The second annual Local Food and Wine Challenge brought in
hundreds of attendees, with the proceeds benefiting FOOD Share,
Ventura County’s food bank.

Ventura’s notoriety as a seafood region was well-represented by two very different diver scallop preparations. One from Aloha Steakhouse was simple and fresh-tasting, featuring English cucumber topped with pickled beets and a slice of seared scallop, while another from neighboring C-Street Restaurant took on notes of tropical decadence with its whole scallop topped with mango-grapefruit relish and drizzled with chive oil.

Jolly Oyster, of course, also culled from the sea, serving two very interesting oyster hors d’oeuvres that veered wildly from on-the-half-shell approach. An olive-oyster tapenade had a remarkably structured flavor progression, ending with a mild black pepper heat that was well-tempered by Malibu Family Wine’s crisp Saddlerock sparkling brut. The other appetizer also carried striking flavors; oysters were brined in brandy, soy and garlic, smoked, then served on a leaf of endive with tzatziki sauce.
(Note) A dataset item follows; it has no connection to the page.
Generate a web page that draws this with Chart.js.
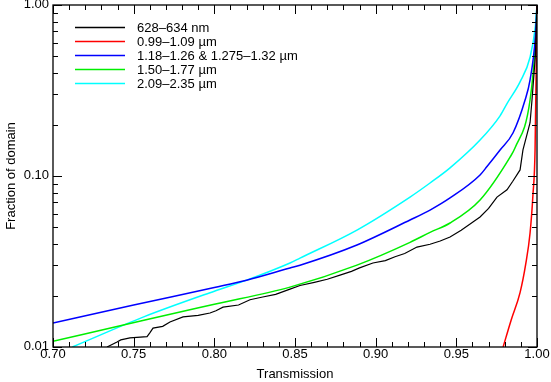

Other restaurants did a great job finding inspiration from beyond our borders. Sugar Beets Restaurant & Bar in Oxnard cobbled together Asian and European influences with its marinated duck breast served on a chili wonton with cherry compote, roasted hazelnuts and chocolate-grenache drizzle. With this sweet-savory dish, Plan B Cellars’ grenache was transformed from round, mouth-flooding juiciness to racy, dark plum skin acidity.

Twenty88’s short ribs had an Asian flair as well — crisp at the edges but moist from a spicy cherry-ginger glaze — and the drying start on Cantara Cellars’ Intrepid blend cut through that boldness and then made a whole bite segue into satisfying red-fruit smoothness, earning this team the People’s Choice Award.

Obviously, this event brings a ton of indulgence value, but peppered between many thoughts along the line of “Oh my God, yum” were many surprising, enlightening experiences. As the night wore on, the event took on an educational quality as I was continually humbled by the realization that there’s so much more going on in the local food and wine scene than I ever knew of.

For instance, I figured local icons like La Dolce Vita and Ojai Vineyard would be there, presenting their popular creations. But I knew nothing about other restaurants, like Twenty88 in Camarillo and Sugar Beets in Oxnard. Same with many wineries, including the new Plan B Cellars in Ventura and Cantara Cellars in Camarillo. Yet all of their offerings were impressive, leading me to realize that going to Santa Barbara on the weekends is foolish when there’s so much worth discovering that is so much closer.

Also, every team brought knowledge and insight with clever pairings. Typically, I’m prejudiced against the sweetness of gewürztraminer but when Magnavino Cellars’ was paired against the mango-grapefruit relish on C-Street Restaurant’s diver scallops, the fruit negated the wine’s sweetness and brought forward a crisp, refreshing element. And Mourvèdre is always a mystery for me, as it’s more often used as a blending grape, but with Rancho Ventavo’s I learned that this varietal’s brooding flavors can pop with a silky fruitiness when served with a rich spiced meat like the cumin pulled pork served by Hollywood Beach Wine Company.

The best analogy for the meaning of a good pairing that I’ve heard came from talking with Raeann Koerner, professor of health and kinesiology at Ventura College and a member of the Ventura College Wine Lovers Group, who said that “the synergy between a great pairing makes it more than the sum of its parts; it’s like two plus two doesn’t equal four, it equals eight.”

Sometimes the wines transformed and elevated the food, sometimes vice-versa, and sometimes the two had the effect of singing in harmony. Getting people to appreciate this dove-tailing is one of the main goals of this challenge, said Lauren Belshe, administrative/sales coordinator for the Ventura County Wine Trail and organizer of the event.

With a dozen combinations involving 24 different businesses and each doing so well, it became dizzying to think about which pairing was best. Then again, the awards made for a fun context but didn’t matter all that much. The value of this event is in the breadth of experience; singling out teams in a competitive format ends up feeling arbitrary. The excitement there was less about any one or two participants than it was about the sense of our county’s growing bounty.

As Belshe put it: “It’s really hard to just pick two winners when really everyone is a winner. It’s just great to get everybody together to show what we can do in Ventura County.”